Data Profiling

Data profiling is a crucial preliminary step in data analysis that involves examining and summarizing datasets to understand their structure, quality, and content. This lesson provides an overview of data profiling, its importance, methodologies, and techniques.

Introduction to Data Profiling

Definition:
  • Data Profiling: The process of analyzing and summarizing data to gain insights into its quality, structure, and characteristics.
Importance:
  • Data Quality Assessment: Identifies issues like missing values, outliers, and inconsistencies.
  • Understanding Data Structure: Reveals data types, distributions, and relationships between variables.
  • Preparation for Analysis: Provides a foundation for data cleaning, transformation, and modeling.

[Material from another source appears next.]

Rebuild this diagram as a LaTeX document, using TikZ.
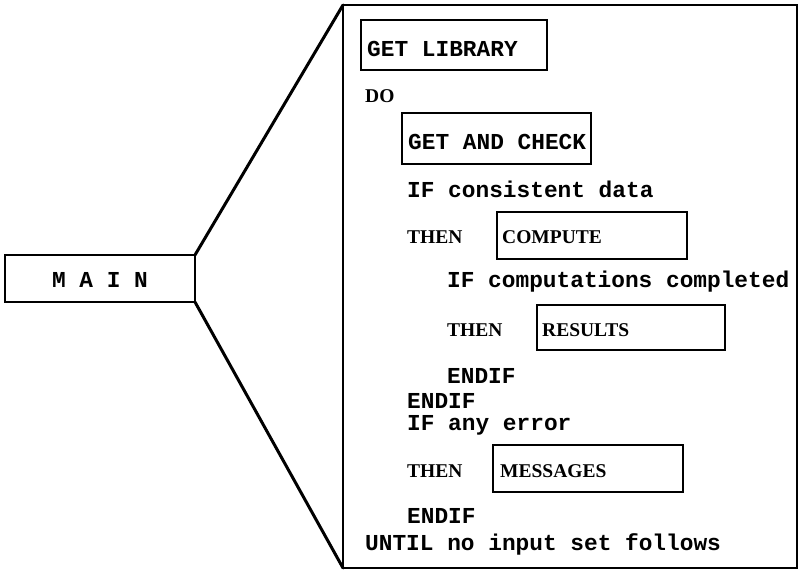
\documentclass[tikz,border=0pt]{standalone}
\usepackage{fontspec}
\setmainfont{Liberation Serif}
\newfontfamily\codefont{Liberation Mono}
\newcommand{\monotext}{\codefont\bfseries\fontsize{22.8}{26}\selectfont}
\newcommand{\wordtext}{\rmfamily\bfseries\fontsize{19.5}{22}\selectfont}
\tikzset{
  pseudo/.style={anchor=base west, inner sep=0pt, font=\monotext},
  keyword/.style={anchor=base west, inner sep=0pt, font=\wordtext},
  modbox/.style={draw, line width=2.6pt, anchor=north west, outer sep=0pt,
    inner sep=0pt},
  panel/.style={draw, line width=2.4pt, anchor=north west, outer sep=0pt,
    inner sep=0pt},
  link/.style={line width=3pt, line cap=round}
}
\begin{document}
\begin{tikzpicture}[x=1pt, y=-1pt]
  \useasboundingbox (0,0) rectangle (801,570);

  % main module and its expansion panel
  \node[modbox, minimum width=190pt, minimum height=47pt] (main) at (5,255) {};
  \node[pseudo, anchor=base] (mainlabel) at (100,287) {M A I N};
  \node[panel, minimum width=454pt, minimum height=563pt] (frame) at (343,5) {};
  \draw[link] (main.north east) -- (frame.north west);
  \draw[link] (main.south east) -- (frame.south west);

  % called modules
  \node[modbox, minimum width=186pt, minimum height=50pt] (lib) at (361,20) {};
  \node[pseudo] (liblabel) at (367,56) {GET LIBRARY};
  \node[modbox, minimum width=189pt, minimum height=51pt] (check) at (402,113) {};
  \node[pseudo] (checklabel) at (408,149) {GET AND CHECK};
  \node[modbox, minimum width=190pt, minimum height=47pt] (compute) at (497,212) {};
  \node[keyword] (computelabel) at (502,243) {COMPUTE};
  \node[modbox, minimum width=188pt, minimum height=45pt] (results) at (537,305) {};
  \node[keyword] (resultslabel) at (542,336) {RESULTS};
  \node[modbox, minimum width=190pt, minimum height=47pt] (messages) at (493,445) {};
  \node[keyword] (messageslabel) at (500,477) {MESSAGES};

  % control structure
  \node[keyword] (do)      at (365,102) {DO};
  \node[pseudo]  (ifdata)  at (407,197) {IF consistent data};
  \node[keyword] (then1)   at (407,243) {THEN};
  \node[pseudo]  (ifcomp)  at (447,287) {IF computations completed};
  \node[keyword] (then2)   at (447,336) {THEN};
  \node[pseudo]  (endif1)  at (447,383) {ENDIF};
  \node[pseudo]  (endif2)  at (407,408) {ENDIF};
  \node[pseudo]  (iferr)   at (407,430) {IF any error};
  \node[keyword] (then3)   at (407,477) {THEN};
  \node[pseudo]  (endif3)  at (407,523) {ENDIF};
  \node[pseudo]  (until)   at (365,550) {UNTIL no input set follows};
\end{tikzpicture}
\end{document}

Key Aspects of Data Profiling

Metadata Discovery:
  • Data Types: Identifies numeric, categorical, datetime, and other data types.
  • Column Names: Reviews names for consistency and relevance.
  • Data Size: Determines the volume of data and memory usage.
Summary Statistics:
  • Descriptive Statistics: Calculates measures like mean, median, mode, variance, and standard deviation.
  • Distribution Analysis: Examines frequency distributions and skewness.
Data Quality Assessment:
  • Completeness: Checks for missing values.
  • Accuracy: Identifies outliers and anomalies.
  • Consistency: Verifies data consistency and adherence to constraints.

Techniques and Tools

Automated Profiling Tools:
  • Pandas Profiling: Generates HTML reports with descriptive statistics and visualizations.
  • D-Tale: Interactive tool for data exploration and profiling.
  • Dataiku DSS: Platform with built-in data profiling capabilities.
Manual Profiling Techniques:
  • Histograms and Box Plots: Visualize data distributions and outliers.
  • Cross-Tabulations: Analyze relationships between categorical variables.
  • Correlation Analysis: Measures strength and direction of relationships between numeric variables.